▸ YOUR TASK:
Can the data below be set down again exactly, line for line?

▼

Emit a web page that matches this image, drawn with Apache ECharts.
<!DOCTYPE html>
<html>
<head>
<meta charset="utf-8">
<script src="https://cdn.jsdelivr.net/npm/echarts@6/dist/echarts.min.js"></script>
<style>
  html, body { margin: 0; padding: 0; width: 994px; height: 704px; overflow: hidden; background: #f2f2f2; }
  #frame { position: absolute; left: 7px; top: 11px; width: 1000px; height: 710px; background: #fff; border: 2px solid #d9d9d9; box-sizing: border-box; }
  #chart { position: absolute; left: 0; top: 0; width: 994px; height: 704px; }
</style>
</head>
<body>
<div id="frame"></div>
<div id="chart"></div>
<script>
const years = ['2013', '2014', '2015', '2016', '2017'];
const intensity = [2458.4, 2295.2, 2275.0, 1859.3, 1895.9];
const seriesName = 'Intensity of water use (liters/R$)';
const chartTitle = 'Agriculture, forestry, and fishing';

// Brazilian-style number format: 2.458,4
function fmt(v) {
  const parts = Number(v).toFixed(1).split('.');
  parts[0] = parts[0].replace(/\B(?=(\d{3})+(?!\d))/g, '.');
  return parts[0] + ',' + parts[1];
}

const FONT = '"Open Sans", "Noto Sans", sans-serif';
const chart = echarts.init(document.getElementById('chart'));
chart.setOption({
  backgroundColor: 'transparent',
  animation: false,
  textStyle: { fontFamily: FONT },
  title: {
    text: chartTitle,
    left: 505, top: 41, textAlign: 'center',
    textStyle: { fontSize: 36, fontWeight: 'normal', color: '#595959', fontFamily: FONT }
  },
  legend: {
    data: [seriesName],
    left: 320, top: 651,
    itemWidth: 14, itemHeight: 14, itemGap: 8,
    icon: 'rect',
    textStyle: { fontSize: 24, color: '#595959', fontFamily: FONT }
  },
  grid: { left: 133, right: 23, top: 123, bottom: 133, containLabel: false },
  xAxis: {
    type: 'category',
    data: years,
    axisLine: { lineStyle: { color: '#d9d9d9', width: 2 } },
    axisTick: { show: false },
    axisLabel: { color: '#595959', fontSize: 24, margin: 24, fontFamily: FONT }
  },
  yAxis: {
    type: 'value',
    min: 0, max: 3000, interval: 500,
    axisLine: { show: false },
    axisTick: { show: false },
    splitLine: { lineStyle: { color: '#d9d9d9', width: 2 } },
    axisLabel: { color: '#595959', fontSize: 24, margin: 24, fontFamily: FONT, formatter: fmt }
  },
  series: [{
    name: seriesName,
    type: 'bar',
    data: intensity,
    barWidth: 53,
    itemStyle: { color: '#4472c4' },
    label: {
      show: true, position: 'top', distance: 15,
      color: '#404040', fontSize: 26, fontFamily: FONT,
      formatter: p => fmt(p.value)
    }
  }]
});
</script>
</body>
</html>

▲

▸ TASK OUTPUT:
Emit a web page that matches this image, drawn with Apache ECharts.
<!DOCTYPE html>
<html>
<head>
<meta charset="utf-8">
<script src="https://cdn.jsdelivr.net/npm/echarts@6/dist/echarts.min.js"></script>
<style>
  html, body { margin: 0; padding: 0; width: 994px; height: 704px; overflow: hidden; background: #f2f2f2; }
  #frame { position: absolute; left: 7px; top: 11px; width: 1000px; height: 710px; background: #fff; border: 2px solid #d9d9d9; box-sizing: border-box; }
  #chart { position: absolute; left: 0; top: 0; width: 994px; height: 704px; }
</style>
</head>
<body>
<div id="frame"></div>
<div id="chart"></div>
<script>
const years = ['2013', '2014', '2015', '2016', '2017'];
const intensity = [2458.4, 2295.2, 2275.0, 1859.3, 1895.9];
const seriesName = 'Intensity of water use (liters/R$)';
const chartTitle = 'Agriculture, forestry, and fishing';

// Brazilian-style number format: 2.458,4
function fmt(v) {
  const parts = Number(v).toFixed(1).split('.');
  parts[0] = parts[0].replace(/\B(?=(\d{3})+(?!\d))/g, '.');
  return parts[0] + ',' + parts[1];
}

const FONT = '"Open Sans", "Noto Sans", sans-serif';
const chart = echarts.init(document.getElementById('chart'));
chart.setOption({
  backgroundColor: 'transparent',
  animation: false,
  textStyle: { fontFamily: FONT },
  title: {
    text: chartTitle,
    left: 505, top: 41, textAlign: 'center',
    textStyle: { fontSize: 36, fontWeight: 'normal', color: '#595959', fontFamily: FONT }
  },
  legend: {
    data: [seriesName],
    left: 320, top: 651,
    itemWidth: 14, itemHeight: 14, itemGap: 8,
    icon: 'rect',
    textStyle: { fontSize: 24, color: '#595959', fontFamily: FONT }
  },
  grid: { left: 133, right: 23, top: 123, bottom: 133, containLabel: false },
  xAxis: {
    type: 'category',
    data: years,
    axisLine: { lineStyle: { color: '#d9d9d9', width: 2 } },
    axisTick: { show: false },
    axisLabel: { color: '#595959', fontSize: 24, margin: 24, fontFamily: FONT }
  },
  yAxis: {
    type: 'value',
    min: 0, max: 3000, interval: 500,
    axisLine: { show: false },
    axisTick: { show: false },
    splitLine: { lineStyle: { color: '#d9d9d9', width: 2 } },
    axisLabel: { color: '#595959', fontSize: 24, margin: 24, fontFamily: FONT, formatter: fmt }
  },
  series: [{
    name: seriesName,
    type: 'bar',
    data: intensity,
    barWidth: 53,
    itemStyle: { color: '#4472c4' },
    label: {
      show: true, position: 'top', distance: 15,
      color: '#404040', fontSize: 26, fontFamily: FONT,
      formatter: p => fmt(p.value)
    }
  }]
});
</script>
</body>
</html>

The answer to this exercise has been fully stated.